Scaling in Tournaments

TL;DR

This paper models stochastic single-elimination tournaments where weaker players can win, analyzing how the initial strength distribution influences the winner's rank and revealing different decay behaviors for sequential and parallel match dynamics.

Contribution

It introduces a probabilistic model of tournaments with stochastic outcomes and derives analytical decay exponents for winner ranks under different dynamics.

Findings

Winner's rank decays algebraically with the number of players.

Distinct decay exponents for sequential and parallel dynamics.

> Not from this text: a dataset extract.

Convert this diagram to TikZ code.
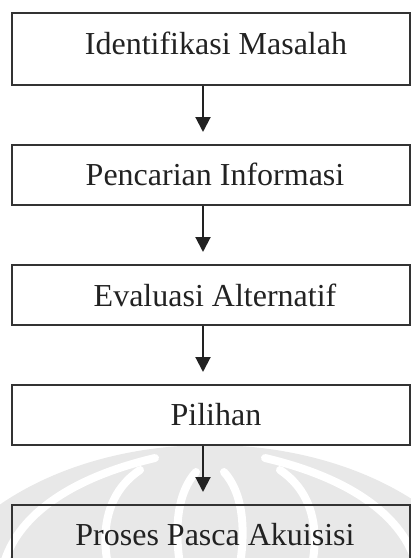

Model accurately describes US college basketball tournament statistics.

Abstract

We study a stochastic process that mimics single-game elimination tournaments. In our model, the outcome of each match is stochastic: the weaker player wins with upset probability q<=1/2, and the stronger player wins with probability 1-q. The loser is eliminated. Extremal statistics of the initial distribution of player strengths governs the tournament outcome. For a uniform initial distribution of strengths, the rank of the winner, x_*, decays algebraically with the number of players, N, as x_* ~ N^(-beta). Different decay exponents are found analytically for sequential dynamics, beta_seq=1-2q, and parallel dynamics, beta_par=1+[ln (1-q)]/[ln 2]. The distribution of player strengths becomes self-similar in the long time limit with an algebraic tail. Our theory successfully describes statistics of the US college basketball national championship tournament.